>> Begin Data section

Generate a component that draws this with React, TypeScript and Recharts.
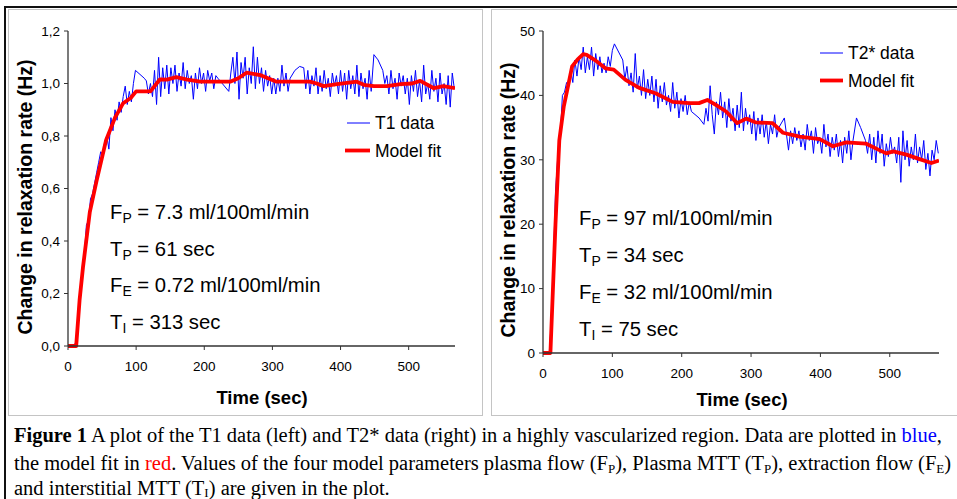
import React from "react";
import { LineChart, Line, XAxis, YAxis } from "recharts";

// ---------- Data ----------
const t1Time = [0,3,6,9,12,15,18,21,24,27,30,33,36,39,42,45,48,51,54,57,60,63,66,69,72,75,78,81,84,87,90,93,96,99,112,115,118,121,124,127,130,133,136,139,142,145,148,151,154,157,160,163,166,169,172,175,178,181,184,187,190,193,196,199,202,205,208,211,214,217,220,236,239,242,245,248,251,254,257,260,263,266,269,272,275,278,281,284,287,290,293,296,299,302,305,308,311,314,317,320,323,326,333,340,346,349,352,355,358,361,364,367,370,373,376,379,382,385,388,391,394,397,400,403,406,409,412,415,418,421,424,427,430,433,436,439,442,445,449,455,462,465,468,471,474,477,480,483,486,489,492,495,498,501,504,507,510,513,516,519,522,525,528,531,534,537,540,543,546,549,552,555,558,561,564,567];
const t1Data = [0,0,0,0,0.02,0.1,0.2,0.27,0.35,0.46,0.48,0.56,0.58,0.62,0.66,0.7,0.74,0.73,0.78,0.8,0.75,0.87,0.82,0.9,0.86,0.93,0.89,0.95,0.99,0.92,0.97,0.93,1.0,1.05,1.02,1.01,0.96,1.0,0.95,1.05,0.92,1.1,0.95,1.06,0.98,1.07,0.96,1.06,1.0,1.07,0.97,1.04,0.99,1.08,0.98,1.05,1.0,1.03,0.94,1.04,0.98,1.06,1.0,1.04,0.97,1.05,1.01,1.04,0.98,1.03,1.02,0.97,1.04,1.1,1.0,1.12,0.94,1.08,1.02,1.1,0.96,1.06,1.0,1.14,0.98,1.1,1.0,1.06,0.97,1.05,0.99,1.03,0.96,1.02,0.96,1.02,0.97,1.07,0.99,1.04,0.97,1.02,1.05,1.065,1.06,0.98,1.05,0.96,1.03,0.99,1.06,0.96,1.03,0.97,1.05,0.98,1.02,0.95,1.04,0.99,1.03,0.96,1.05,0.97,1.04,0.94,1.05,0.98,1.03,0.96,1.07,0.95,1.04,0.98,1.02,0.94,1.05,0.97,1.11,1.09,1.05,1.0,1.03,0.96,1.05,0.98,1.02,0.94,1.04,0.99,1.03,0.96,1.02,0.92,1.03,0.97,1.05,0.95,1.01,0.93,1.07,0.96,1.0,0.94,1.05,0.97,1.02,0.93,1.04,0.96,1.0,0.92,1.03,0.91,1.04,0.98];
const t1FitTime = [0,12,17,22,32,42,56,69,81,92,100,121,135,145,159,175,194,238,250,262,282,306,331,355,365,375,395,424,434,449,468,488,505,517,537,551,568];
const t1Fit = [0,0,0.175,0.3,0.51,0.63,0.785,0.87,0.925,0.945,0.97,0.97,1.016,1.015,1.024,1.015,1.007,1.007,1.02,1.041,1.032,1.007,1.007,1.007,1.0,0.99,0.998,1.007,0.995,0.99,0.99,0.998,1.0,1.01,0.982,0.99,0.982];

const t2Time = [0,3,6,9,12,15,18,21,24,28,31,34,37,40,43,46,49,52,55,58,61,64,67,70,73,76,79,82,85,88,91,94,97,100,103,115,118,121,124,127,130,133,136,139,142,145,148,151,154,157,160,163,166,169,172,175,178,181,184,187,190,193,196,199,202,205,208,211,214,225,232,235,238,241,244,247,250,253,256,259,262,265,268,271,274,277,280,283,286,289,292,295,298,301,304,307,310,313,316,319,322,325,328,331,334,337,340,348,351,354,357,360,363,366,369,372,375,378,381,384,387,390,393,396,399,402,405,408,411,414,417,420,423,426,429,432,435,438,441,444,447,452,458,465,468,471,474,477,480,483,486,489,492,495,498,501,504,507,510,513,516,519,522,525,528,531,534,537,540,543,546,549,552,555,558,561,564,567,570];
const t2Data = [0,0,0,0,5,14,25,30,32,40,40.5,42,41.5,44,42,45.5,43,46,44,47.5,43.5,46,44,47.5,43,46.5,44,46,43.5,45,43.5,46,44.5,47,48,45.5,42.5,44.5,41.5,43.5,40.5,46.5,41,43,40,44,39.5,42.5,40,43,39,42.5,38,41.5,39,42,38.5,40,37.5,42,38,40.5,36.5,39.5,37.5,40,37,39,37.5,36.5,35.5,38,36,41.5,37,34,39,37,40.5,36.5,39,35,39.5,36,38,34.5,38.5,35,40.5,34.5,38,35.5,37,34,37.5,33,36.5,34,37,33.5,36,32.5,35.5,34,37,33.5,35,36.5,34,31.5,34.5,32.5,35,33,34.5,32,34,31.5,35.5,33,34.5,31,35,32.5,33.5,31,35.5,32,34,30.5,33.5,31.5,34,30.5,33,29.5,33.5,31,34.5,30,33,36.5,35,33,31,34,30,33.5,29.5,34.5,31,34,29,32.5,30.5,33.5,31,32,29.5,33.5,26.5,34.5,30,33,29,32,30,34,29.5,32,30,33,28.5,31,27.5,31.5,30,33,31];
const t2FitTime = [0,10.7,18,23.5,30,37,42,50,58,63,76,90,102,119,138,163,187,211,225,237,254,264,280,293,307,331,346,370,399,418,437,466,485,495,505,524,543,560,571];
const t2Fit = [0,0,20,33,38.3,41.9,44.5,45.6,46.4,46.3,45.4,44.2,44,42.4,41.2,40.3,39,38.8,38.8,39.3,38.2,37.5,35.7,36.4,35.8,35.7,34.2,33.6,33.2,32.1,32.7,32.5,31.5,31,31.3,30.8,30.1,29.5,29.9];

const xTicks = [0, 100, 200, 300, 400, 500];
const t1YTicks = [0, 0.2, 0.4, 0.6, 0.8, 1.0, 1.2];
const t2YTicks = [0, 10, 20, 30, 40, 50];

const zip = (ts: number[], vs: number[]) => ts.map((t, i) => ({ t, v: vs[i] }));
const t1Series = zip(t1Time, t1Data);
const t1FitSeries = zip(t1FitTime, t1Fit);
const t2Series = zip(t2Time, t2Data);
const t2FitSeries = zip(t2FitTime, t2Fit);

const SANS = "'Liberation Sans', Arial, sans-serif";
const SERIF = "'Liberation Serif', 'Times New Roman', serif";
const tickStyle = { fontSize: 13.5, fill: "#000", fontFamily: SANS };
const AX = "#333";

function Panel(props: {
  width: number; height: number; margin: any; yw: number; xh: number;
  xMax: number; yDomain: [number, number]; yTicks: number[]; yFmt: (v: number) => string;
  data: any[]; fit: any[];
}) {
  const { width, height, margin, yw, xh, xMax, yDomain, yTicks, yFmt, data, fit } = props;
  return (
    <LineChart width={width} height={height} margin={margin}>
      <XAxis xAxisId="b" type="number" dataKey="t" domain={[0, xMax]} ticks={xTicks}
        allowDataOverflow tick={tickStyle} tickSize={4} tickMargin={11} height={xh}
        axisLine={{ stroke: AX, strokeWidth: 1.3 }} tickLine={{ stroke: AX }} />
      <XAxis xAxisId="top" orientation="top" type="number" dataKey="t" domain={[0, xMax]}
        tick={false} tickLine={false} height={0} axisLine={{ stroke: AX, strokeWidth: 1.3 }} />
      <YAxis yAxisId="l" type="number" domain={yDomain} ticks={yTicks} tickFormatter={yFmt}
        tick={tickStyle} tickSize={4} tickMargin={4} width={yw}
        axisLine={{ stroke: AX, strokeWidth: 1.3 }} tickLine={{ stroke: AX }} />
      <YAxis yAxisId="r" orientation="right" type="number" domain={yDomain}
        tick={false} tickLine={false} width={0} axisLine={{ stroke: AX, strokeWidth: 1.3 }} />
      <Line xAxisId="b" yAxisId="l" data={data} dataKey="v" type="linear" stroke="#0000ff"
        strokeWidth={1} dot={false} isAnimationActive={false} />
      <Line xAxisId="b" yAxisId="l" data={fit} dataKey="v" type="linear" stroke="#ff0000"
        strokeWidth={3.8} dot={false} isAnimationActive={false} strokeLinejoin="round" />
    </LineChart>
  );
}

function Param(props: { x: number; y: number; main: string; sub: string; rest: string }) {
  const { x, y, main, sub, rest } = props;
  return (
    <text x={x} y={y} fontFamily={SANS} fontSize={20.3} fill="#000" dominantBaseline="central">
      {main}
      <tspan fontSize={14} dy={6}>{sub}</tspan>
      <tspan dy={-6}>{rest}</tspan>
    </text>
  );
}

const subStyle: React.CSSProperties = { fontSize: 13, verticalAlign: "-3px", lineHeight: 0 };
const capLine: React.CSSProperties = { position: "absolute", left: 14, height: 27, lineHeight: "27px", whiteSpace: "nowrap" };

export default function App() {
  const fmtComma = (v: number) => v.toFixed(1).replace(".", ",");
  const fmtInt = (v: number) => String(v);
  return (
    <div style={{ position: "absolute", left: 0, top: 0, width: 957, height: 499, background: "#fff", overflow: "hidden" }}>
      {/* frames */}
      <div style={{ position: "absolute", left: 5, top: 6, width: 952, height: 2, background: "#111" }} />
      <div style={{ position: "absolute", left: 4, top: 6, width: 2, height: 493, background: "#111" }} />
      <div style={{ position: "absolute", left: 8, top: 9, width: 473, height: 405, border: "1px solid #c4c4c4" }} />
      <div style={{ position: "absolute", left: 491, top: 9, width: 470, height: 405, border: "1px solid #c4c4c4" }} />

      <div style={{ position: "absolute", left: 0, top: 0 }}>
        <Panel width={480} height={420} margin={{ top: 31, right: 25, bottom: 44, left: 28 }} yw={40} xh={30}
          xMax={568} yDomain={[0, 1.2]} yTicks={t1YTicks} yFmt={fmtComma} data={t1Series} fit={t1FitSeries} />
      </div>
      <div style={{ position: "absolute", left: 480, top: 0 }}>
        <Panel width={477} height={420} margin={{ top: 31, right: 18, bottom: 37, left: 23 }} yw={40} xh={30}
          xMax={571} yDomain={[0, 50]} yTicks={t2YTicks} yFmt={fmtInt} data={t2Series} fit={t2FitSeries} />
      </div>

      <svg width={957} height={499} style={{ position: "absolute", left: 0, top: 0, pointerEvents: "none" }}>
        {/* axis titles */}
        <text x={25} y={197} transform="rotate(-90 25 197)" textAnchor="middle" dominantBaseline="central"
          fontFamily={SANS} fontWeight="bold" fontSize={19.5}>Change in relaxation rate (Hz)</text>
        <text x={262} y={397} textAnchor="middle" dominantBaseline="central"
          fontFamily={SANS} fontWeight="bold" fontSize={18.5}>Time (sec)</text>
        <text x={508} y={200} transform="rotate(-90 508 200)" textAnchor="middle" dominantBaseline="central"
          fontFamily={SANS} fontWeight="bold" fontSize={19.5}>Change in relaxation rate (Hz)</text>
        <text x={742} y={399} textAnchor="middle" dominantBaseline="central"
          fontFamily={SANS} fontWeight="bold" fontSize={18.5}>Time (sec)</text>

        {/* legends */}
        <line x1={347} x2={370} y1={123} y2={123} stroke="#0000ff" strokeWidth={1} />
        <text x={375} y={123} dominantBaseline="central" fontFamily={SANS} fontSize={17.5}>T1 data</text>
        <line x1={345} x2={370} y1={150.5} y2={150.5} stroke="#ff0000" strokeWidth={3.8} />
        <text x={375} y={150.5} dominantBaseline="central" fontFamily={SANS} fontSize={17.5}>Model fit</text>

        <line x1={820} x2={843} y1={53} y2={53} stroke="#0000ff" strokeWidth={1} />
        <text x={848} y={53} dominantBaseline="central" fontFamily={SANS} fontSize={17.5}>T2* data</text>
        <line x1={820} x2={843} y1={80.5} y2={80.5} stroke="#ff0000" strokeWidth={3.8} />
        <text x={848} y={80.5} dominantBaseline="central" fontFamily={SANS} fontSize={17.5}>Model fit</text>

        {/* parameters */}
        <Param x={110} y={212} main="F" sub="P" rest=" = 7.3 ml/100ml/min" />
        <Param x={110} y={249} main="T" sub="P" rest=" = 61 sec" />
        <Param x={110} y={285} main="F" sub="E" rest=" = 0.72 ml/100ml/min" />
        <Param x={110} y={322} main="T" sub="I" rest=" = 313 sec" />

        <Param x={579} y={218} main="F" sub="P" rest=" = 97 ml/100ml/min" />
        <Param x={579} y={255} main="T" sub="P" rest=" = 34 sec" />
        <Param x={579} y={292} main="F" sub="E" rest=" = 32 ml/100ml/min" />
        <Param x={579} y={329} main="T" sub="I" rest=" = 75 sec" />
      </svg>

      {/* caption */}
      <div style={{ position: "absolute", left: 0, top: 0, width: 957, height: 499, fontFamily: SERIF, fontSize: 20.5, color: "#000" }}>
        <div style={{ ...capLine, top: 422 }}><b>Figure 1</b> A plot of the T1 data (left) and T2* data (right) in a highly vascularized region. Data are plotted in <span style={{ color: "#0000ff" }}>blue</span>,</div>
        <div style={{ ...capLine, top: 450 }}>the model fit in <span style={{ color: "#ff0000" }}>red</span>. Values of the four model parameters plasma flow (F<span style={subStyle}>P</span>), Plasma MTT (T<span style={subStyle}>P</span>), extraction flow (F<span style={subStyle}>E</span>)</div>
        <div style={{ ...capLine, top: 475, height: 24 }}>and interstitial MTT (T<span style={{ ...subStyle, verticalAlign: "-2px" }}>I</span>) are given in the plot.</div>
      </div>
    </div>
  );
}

>> End Data section
>> Begin Data section

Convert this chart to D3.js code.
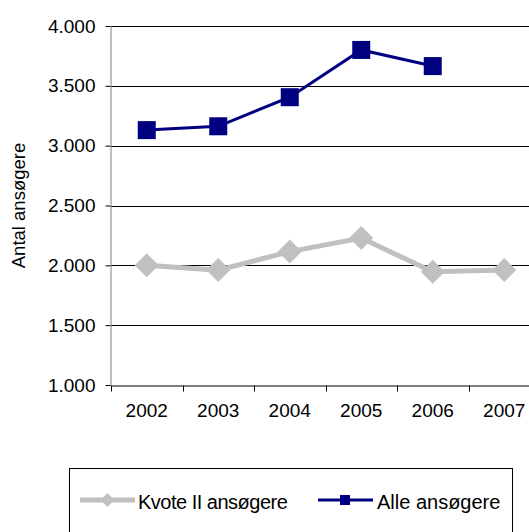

>> End Data section
>> Begin Data section

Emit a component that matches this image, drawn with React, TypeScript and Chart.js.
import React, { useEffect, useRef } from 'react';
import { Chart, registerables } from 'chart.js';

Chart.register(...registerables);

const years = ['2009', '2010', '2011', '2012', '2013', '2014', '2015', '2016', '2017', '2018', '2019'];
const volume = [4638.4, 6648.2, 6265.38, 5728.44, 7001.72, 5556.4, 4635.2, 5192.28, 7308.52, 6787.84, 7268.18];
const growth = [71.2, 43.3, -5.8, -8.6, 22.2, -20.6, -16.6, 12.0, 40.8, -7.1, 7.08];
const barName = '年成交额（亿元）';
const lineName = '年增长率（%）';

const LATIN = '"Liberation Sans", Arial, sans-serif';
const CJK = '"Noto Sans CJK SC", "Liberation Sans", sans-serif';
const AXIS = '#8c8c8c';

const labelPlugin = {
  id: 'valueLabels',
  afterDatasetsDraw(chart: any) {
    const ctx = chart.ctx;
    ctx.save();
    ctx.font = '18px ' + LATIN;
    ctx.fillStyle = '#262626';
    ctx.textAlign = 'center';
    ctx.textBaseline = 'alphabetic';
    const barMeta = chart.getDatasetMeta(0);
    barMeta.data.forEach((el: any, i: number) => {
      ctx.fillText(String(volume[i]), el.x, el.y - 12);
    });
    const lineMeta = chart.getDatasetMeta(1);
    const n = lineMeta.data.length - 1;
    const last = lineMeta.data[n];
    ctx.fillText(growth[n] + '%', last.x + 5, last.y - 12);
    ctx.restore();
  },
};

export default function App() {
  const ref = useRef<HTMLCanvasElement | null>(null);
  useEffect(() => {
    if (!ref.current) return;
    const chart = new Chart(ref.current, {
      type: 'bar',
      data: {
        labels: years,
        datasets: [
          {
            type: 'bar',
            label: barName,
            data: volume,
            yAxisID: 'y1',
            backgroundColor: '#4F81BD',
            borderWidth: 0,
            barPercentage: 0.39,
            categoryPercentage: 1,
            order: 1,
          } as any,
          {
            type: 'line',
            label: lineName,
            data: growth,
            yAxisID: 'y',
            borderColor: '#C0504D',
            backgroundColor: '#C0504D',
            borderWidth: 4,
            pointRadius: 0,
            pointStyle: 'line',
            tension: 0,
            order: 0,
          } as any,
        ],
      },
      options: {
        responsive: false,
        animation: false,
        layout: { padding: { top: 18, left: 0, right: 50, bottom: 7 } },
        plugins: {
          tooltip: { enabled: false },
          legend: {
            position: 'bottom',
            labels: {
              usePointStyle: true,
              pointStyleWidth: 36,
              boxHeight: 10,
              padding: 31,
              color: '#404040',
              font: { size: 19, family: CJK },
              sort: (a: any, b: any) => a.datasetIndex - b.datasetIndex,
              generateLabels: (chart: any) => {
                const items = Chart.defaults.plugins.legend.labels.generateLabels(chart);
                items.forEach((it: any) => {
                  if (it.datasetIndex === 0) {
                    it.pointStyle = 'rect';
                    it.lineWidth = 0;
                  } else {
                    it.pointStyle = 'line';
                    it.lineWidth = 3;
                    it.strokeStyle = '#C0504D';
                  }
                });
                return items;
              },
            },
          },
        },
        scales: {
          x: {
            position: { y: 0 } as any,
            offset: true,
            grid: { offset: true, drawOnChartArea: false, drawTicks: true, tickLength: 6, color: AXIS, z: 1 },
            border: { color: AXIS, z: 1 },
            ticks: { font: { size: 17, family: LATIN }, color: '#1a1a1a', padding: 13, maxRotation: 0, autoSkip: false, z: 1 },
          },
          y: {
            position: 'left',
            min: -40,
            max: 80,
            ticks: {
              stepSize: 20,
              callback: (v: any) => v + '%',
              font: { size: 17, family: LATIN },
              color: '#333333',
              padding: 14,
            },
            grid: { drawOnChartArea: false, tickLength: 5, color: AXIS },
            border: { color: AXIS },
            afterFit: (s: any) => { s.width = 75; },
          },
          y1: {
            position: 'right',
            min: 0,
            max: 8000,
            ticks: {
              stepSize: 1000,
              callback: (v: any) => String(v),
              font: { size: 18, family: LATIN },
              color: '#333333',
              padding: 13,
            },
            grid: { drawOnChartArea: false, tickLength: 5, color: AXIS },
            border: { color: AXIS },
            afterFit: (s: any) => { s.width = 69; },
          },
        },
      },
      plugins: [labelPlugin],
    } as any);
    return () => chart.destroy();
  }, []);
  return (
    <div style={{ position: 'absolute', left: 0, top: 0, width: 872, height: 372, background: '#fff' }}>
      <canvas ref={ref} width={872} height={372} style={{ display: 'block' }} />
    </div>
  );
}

>> End Data section

(Exercise directions)
On how many lines does the word "that" appear? Answer with only the number.

(Result of the task)
2